Kamermeisjes (Sleep Out), 2000
FIFI LUZUALI
Sleeping is about relaxing. Thinking. Reflecting. Sometimes I fancy sleeping in these hotel beds. (laughs)
Synopsis: A portrait of Brussels as a metropolitan city of passage, with the hotel as a place of encounter and confrontation, of arrival, stay and departure. Seen from the perspective of a Brussels’ chamber maid, often an itinerant herself. She enters the intimate world of the traveller, and collects the traces he leaves in his room. Through her personal story and her own reality Kaat and Dorothée want to paint a picture of Brussels’ versatility. This portrait is realized as an installation with a large number of photos linked to texts.
Cast: Kirsti Richt * Amel Ayed * Fifi Luzuali * Kadishe Islami * Maria Spano * Fatima Bitar.

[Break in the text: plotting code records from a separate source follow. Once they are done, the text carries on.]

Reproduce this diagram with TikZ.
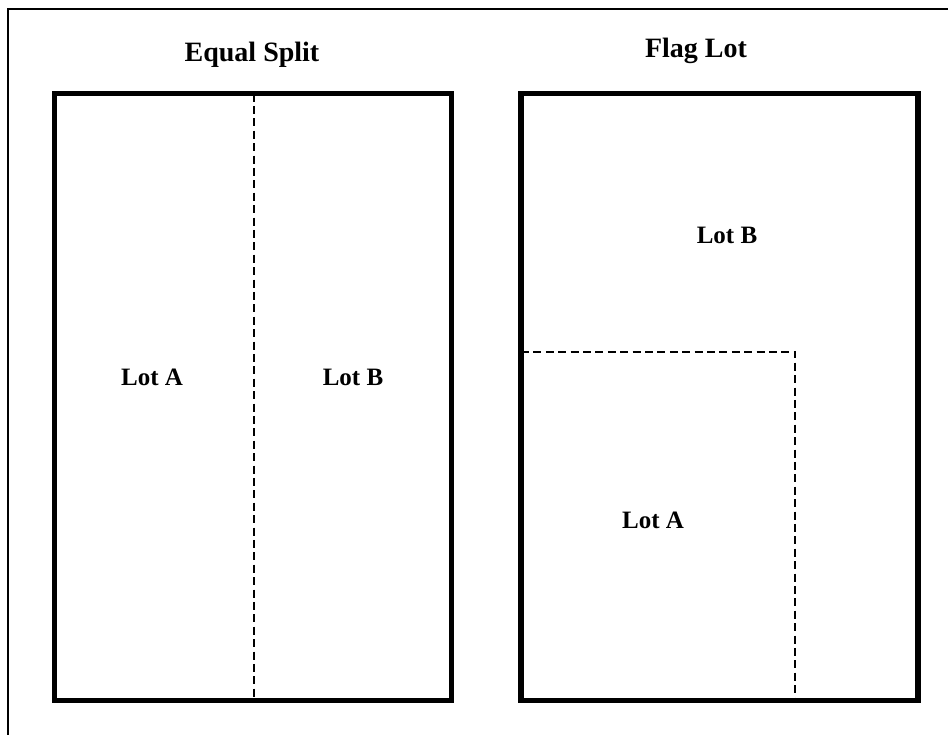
\documentclass[tikz,border=0pt]{standalone}
\usepackage{fontspec}
\setmainfont{Liberation Serif}
\begin{document}
\begin{tikzpicture}[x=0.5pt,y=-0.5pt,
  lotbox/.style={line width=2.6pt, line join=miter},
  divider/.style={line width=1pt, dash pattern=on 4pt off 2.2pt},
  frame/.style={line width=1pt},
  title/.style={font=\bfseries\fontsize{14}{16}\selectfont, inner sep=0pt},
  lotlabel/.style={font=\bfseries\fontsize{12.5}{15}\selectfont, inner sep=0pt}]
\useasboundingbox (0,0) rectangle (948,735);
% outer frame (top and left edges only)
\coordinate (ftl) at (8,9);
\coordinate (ftr) at (948,9);
\coordinate (fbl) at (8,735);
\draw[frame] (ftr) -- (ftl) -- (fbl);
% titles
\node[title] (t1) at (252,55) {Equal Split};
\node[title] (t2) at (696,51) {Flag Lot};
% left parcel
\coordinate (L1) at (54.5,93.5);
\coordinate (L2) at (451.5,700.5);
\coordinate (Ltop) at (254,93.5);
\coordinate (Lbot) at (254,700.5);
\draw[divider] (Ltop) -- (Lbot);
\draw[lotbox] (L1) rectangle (L2);
\node[lotlabel] (la) at (152,377) {Lot A};
\node[lotlabel] (lb) at (353,377) {Lot B};
% right parcel
\coordinate (R1) at (521,93.5);
\coordinate (R2) at (918,700.5);
\coordinate (Rl) at (521,351.5);
\coordinate (Rc) at (795,351.5);
\coordinate (Rb) at (795,700.5);
\draw[divider] (Rl) -- (Rc) -- (Rb);
\draw[lotbox] (R1) rectangle (R2);
\node[lotlabel] (rb) at (727,235) {Lot B};
\node[lotlabel] (ra) at (653,520) {Lot A};
\end{tikzpicture}
\end{document}
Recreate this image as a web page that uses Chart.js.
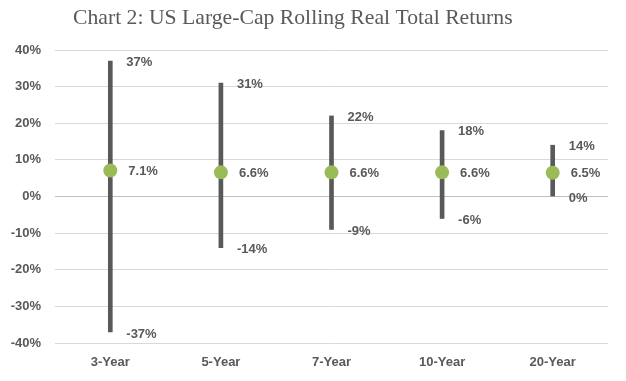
<!DOCTYPE html>
<html>
<head>
<meta charset="utf-8">
<script src="https://cdn.jsdelivr.net/npm/chart.js@4/dist/chart.umd.min.js"></script>
<style>
html,body{margin:0;padding:0;background:#fff;}
#wrap{width:626px;height:381px;}
</style>
</head>
<body>
<div id="wrap"><canvas id="c" width="626" height="381"></canvas></div>
<script>
const categories = ['3-Year', '5-Year', '7-Year', '10-Year', '20-Year'];
const lows = [-37, -14, -9, -6, 0];
const highs = [37, 31, 22, 18, 14];
const medians = [7.1, 6.6, 6.6, 6.6, 6.5];
const yTicks = [-40, -30, -20, -10, 0, 10, 20, 30, 40];
const titleText = 'Chart 2: US Large-Cap Rolling Real Total Returns';

const GRAY = '#595959';
const GREEN = '#9BBB59';
const LABEL_FONT = 'bold 13px "Liberation Sans", Arial, sans-serif';

const labelPlugin = {
  id: 'rangeLabels',
  afterDatasetsDraw(chart) {
    const ctx = chart.ctx;
    const xs = chart.scales.x, ys = chart.scales.y;
    ctx.save();
    ctx.font = LABEL_FONT;
    ctx.fillStyle = GRAY;
    ctx.textAlign = 'left';
    ctx.textBaseline = 'middle';
    categories.forEach((c, i) => {
      const x = xs.getPixelForValue(i) + 16;
      ctx.fillText(highs[i] + '%', x, ys.getPixelForValue(highs[i]) + 1);
      ctx.fillText(lows[i] + '%', x, ys.getPixelForValue(lows[i]) + 2);
      ctx.fillText(medians[i].toFixed(1) + '%', x + 2, ys.getPixelForValue(medians[i]) + 1);
    });
    ctx.restore();
  }
};

const titlePlugin = {
  id: 'leftTitle',
  afterDraw(chart) {
    const ctx = chart.ctx;
    ctx.save();
    ctx.font = '21.7px "Liberation Serif", "DejaVu Serif", serif';
    ctx.fillStyle = GRAY;
    ctx.textAlign = 'left';
    ctx.textBaseline = 'middle';
    ctx.fillText(titleText, 73, 18);
    ctx.restore();
  }
};

new Chart(document.getElementById('c'), {
  type: 'bar',
  data: {
    labels: categories,
    datasets: [
      {
        type: 'line',
        data: medians,
        showLine: false,
        pointRadius: 7,
        pointHoverRadius: 7,
        pointBackgroundColor: GREEN,
        pointBorderWidth: 0,
        borderColor: GREEN,
        order: 1
      },
      {
        type: 'bar',
        data: categories.map((c, i) => [lows[i], highs[i]]),
        backgroundColor: GRAY,
        borderWidth: 0,
        barThickness: 4,
        grouped: false,
        order: 2
      }
    ]
  },
  options: {
    responsive: false,
    animation: false,
    layout: { padding: { top: 50, right: 18, left: 0, bottom: 0 } },
    plugins: {
      legend: { display: false },
      tooltip: { enabled: false },
      title: { display: false }
    },
    scales: {
      x: {
        offset: true,
        afterFit(scale) { scale.height = 38; },
        grid: { display: false, drawTicks: false },
        border: { display: false },
        ticks: {
          color: GRAY,
          font: { family: '"Liberation Sans", Arial, sans-serif', size: 13, weight: 'bold' },
          padding: 12
        }
      },
      y: {
        min: -40,
        max: 40,
        afterBuildTicks(scale) { scale.ticks = yTicks.map(v => ({ value: v })); },
        afterFit(scale) { scale.width = 55; },
        grid: {
          color: (ctx) => (ctx.tick && ctx.tick.value === 0 ? '#bfbfbf' : '#d9d9d9'),
          drawTicks: false,
          lineWidth: 1
        },
        border: { display: false },
        ticks: {
          color: GRAY,
          font: { family: '"Liberation Sans", Arial, sans-serif', size: 13, weight: 'bold' },
          padding: 14,
          callback: (v) => v + '%'
        }
      }
    }
  },
  plugins: [labelPlugin, titlePlugin]
});
</script>
</body>
</html>
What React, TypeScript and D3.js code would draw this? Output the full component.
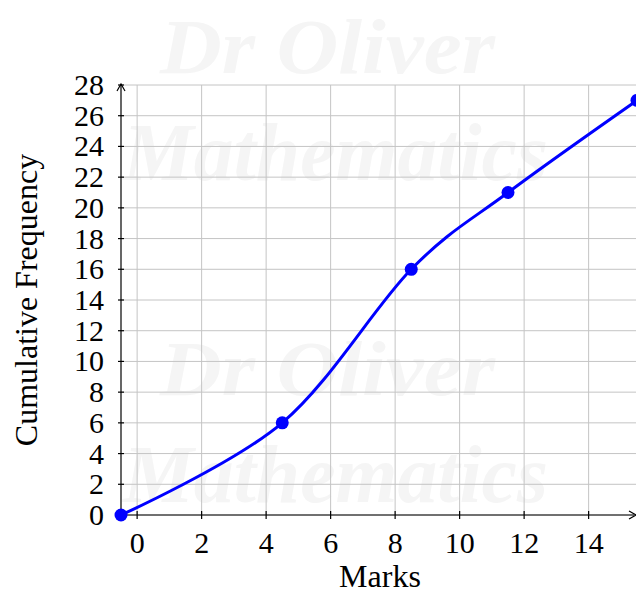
import React from "react";
import * as d3 from "d3";

const marks = [-0.5, 4.5, 8.5, 11.5, 15.5];
const cumFreq = [0, 6, 16, 21, 27];
const xTicks = [0, 2, 4, 6, 8, 10, 12, 14];
const yTicks = [0, 2, 4, 6, 8, 10, 12, 14, 16, 18, 20, 22, 24, 26, 28];
const xLabel = "Marks";
const yLabel = "Cumulative Frequency";
const watermark = ["Dr Oliver", "Mathematics"];

const W = 636;
const H = 593;

export default function App() {
  const x = d3.scaleLinear().domain([-0.5, 15.5]).range([121, 637]);
  const y = d3.scaleLinear().domain([0, 28]).range([515, 85]);
  const pts = marks.map((m, i) => [m, cumFreq[i]] as [number, number]);
  const line = d3
    .line<[number, number]>()
    .x((d) => x(d[0]))
    .y((d) => y(d[1]))
    .curve(d3.curveCardinal.tension(0));
  const font = "'Liberation Serif', 'Times New Roman', serif";
  const wmFont = "'Liberation Serif', serif";
  const wmColor = "#f5f5f5";
  return (
    <svg
      width={W}
      height={H}
      style={{ position: "absolute", left: 0, top: 0, background: "#fff" }}
    >
      <rect x={0} y={0} width={W} height={H} fill="#fff" />
      {[0, 322].map((off, k) => (
        <g key={k} fill={wmColor} fontFamily={wmFont} fontStyle="italic" fontWeight="bold">
          <text x={160} y={73 + off} fontSize={78} textLength={335} lengthAdjust="spacingAndGlyphs">
            {watermark[0]}
          </text>
          <text x={123} y={180 + off} fontSize={82} textLength={425} lengthAdjust="spacingAndGlyphs">
            {watermark[1]}
          </text>
        </g>
      ))}
      <g stroke="#c4c4c4" strokeWidth={1}>
        {xTicks.map((t) => (
          <line key={"gx" + t} x1={x(t)} x2={x(t)} y1={y(0)} y2={y(28)} />
        ))}
        {yTicks.map((t) => (
          <line key={"gy" + t} x1={x(-0.5)} x2={W} y1={y(t)} y2={y(t)} />
        ))}
      </g>
      <g stroke="#000" strokeWidth={1.2}>
        <line x1={x(-0.5)} x2={W - 2} y1={y(0)} y2={y(0)} />
        <line x1={x(-0.5)} x2={x(-0.5)} y1={y(0)} y2={y(28) - 1} />
        {xTicks.map((t) => (
          <line key={"tx" + t} x1={x(t)} x2={x(t)} y1={y(0) - 4} y2={y(0) + 4} />
        ))}
        {yTicks.map((t) => (
          <line key={"ty" + t} x1={x(-0.5) - 3} x2={x(-0.5) + 3} y1={y(t)} y2={y(t)} />
        ))}
      </g>
      <path
        d={`M${W - 7},${y(0) - 4} L${W},${y(0)} L${W - 7},${y(0) + 4}`}
        fill="none"
        stroke="#000"
        strokeWidth={1.2}
      />
      <path
        d={`M${x(-0.5) - 4},${y(28) + 6} L${x(-0.5)},${y(28) - 1} L${x(-0.5) + 4},${y(28) + 6}`}
        fill="none"
        stroke="#000"
        strokeWidth={1.2}
      />
      <path d={line(pts) || ""} fill="none" stroke="#0000ff" strokeWidth={3} />
      {pts.map((p, i) => (
        <circle key={i} cx={x(p[0])} cy={y(p[1])} r={6.5} fill="#0000ff" />
      ))}
      <g fontFamily={font} fontSize={30} fill="#000">
        {xTicks.map((t) => (
          <text key={"lx" + t} x={x(t)} y={553} textAnchor="middle">
            {t}
          </text>
        ))}
        {yTicks.map((t) => (
          <text key={"ly" + t} x={104} y={y(t) + 10} textAnchor="end">
            {t}
          </text>
        ))}
        <text x={380} y={587} textAnchor="middle" fontSize={32}>
          {xLabel}
        </text>
        <text transform="translate(37,300) rotate(-90)" textAnchor="middle" fontSize={32}>
          {yLabel}
        </text>
      </g>
    </svg>
  );
}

Year:2000 | Length:30’| format:DCP |
Language:French & English | Subtitles:Dutch & Eng
Screenplay: Dorothée van den Berghe
Kaat Van Doren
Directors: Dorothée van den Berghe
Kaat Van Doren
DOP: Dorothée van den Berghe
Editor: Vallyn Leroy
Production: Brussel/ Bruxelles 2000,
PLAIZIER
Producer: Michaël Greweldinger
Festivals:
Belgium: The festival of Brussels 2000’
Press:
De Standaard:
“In this Brussels of passers-by, contacts are fleeting and banal. As are some of the stories: how many minutes per room their schedule gives them, whether customers greet them, that men are cleaner than women, Chinese often dirtier than Iraqis, that many travellers lose one shoe, never two. But then the stories surface, goodbyes, war, uprooting, death, individual stories to world tragedies. It shows how small the step is between the banal and the tragic".
Le Soir:
"Women of the shadows, they practice the art of the bed in every corner and with sparkling plumbing. As you leave your well-appointed room, they invest the space, aspirating morsels of intimacy: each transient lodging harbors a secret tale, hosting a nationality serving a particular purpose. From host to host, they draw a map of intimacy, of indifference, or of the ephemeral. In the rotunda of the Ravenstein gallery, beloved transitional space of commuters, Dorothee van den Berghe and Kaat van Doorn's installation borrows the master key of these ladies, revealing the reality of certain hotels as microcosms of the metropolis."